6.18.2007

Ô, lá em casa

Não moro mais no Rio. Moro em São Paulo e, sempre que posso, vou surfar nas praias do litortal paulista como fazem todos os surfistas que trabalham e vivem na capital. A estrada é boa e, não importa o destino, sul ou norte, sobram opções de praias e ondas. Nesse final de semana cumpri o ritual migratório e fui para Iporanga, logo depois do Perequê, no Guarujá. Uma mistura de condomínio de alto padrão com reserva ecológica. Ali, a areia da praia acaba próxima ao paredão verde de Mata Atlântica que cobre os morros que surgem de surpresa de dentro do mar e vão ganhando altitude conforme nos dirigimos à São Paulo novamente. Habitação diária para muitos pássaros e micos e abrigo de temporada para os milionários paulistas que pagam caro para ter uma casa em frente à praia e para manter a floresta bem preservada. Preço alto, mas que concede uma àurea de responsabilidade aos proprietários e a garantia de que as praias continurão sendo quase exclusivamente deles sob os olhos da lei. Pelo menos enquanto todos acreditarem que naquele lugar se mantém uma reserva florestal e não apenas um condomino abastado. Essa confiança é constantemente abalada, graças ao exageros arquitetônicos cometidos nos lotes cada vez mais escassos para se comprar, e restaurada novamente quando os olhos encontram a variedade de vida da floresta exuberante, caótica, quase opressiva, que ocupa cada milímetro das encostas daquele beira-mar.
Acontece que nas três praias dali - Iporanga, São Pedro e Itaguaíba - quebram boas ondas e os surfistas sabem disso.
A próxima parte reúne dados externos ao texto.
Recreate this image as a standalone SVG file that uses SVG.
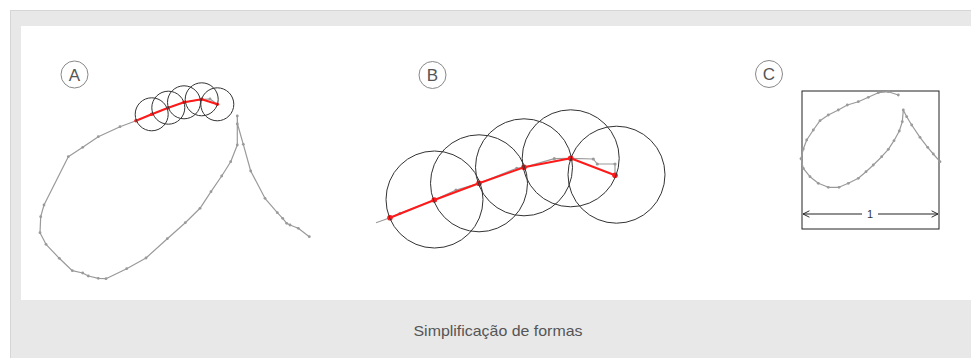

O resultado prático da mistura de moradores com os surfistas ansiosos normalmente é o excludente clube dos proprietários lotado, a areia vazia e, na água, vários de nós esperando por uma boa onda, por uma gentileza de alguma tempestade distante no meio do Atlântico Sul com destino certo: eu, sentado boiando no meu longboard vermelho, mergulhado até a cintura na água verde escura, reflexo da floresta à minha volta.
Chegamos na sexta-feira tarde, quase duas da manhã, depois de descermos a Rodovia dos Imigrantes de maneira despreocupada e sem riscos. Além de saber que acordaria de frente para as ondas, o papo e a música me fizeram dirigir sem pressa. Hora pensando no próximo assunto, hora curtindo a música que tocava - parte essencial das nossas conversas durante o caminho.
No dia seguinte não deu onda. Ponto. Eu, de pé na praia, debaixo de chuva e vento frio, não consegui fazer os elementos entrarem em harmonia para o surf. O mar não mudou para melhor apesar de mim e todas as fichas foram empurradas para o domingo, quando finalmente o mar subiu e a ondulação se tornou um pouco mais intervalada e sólida, o que pude verificar, animado, logo cedo pela manhã. Fui um dos primeiros a cair e como o swell era de sul, condicão que não favorece muito o lugar onde eu estava, me vi surfando algumas poucas ondas frias e irregulares de Itaguaíba. Sem roupa de borracha, consegui ficar dentro d'água por muito pouco tempo. Fiquei tentando me convencer de que não estava num bom dia e acabei deixando o mar mais rápido do que deveria. Eu sairia mais cedo ou tarde, claro, mas a verdade é que a paz que eu procurava no surf naquele dia, só fui encontrar mesmo de volta para casa, no quarto, debaixo do edredon, luz do abajur acesa, lendo um livro que pôs de lado, sorrindo pra mim, quando entrei todo molhado e com saudade.
(No final da tarde eu surfei novamente, com o longboard do Ricardo namorado da Mariana, dona de uma casa linda e agradável virada para a baía razoávelmente abrigada de Iporanga.)

Um comentário:

Mari disse...

Milionários paulistas? Tá valorizando meu passe, heim. Quem dera... Rsrs.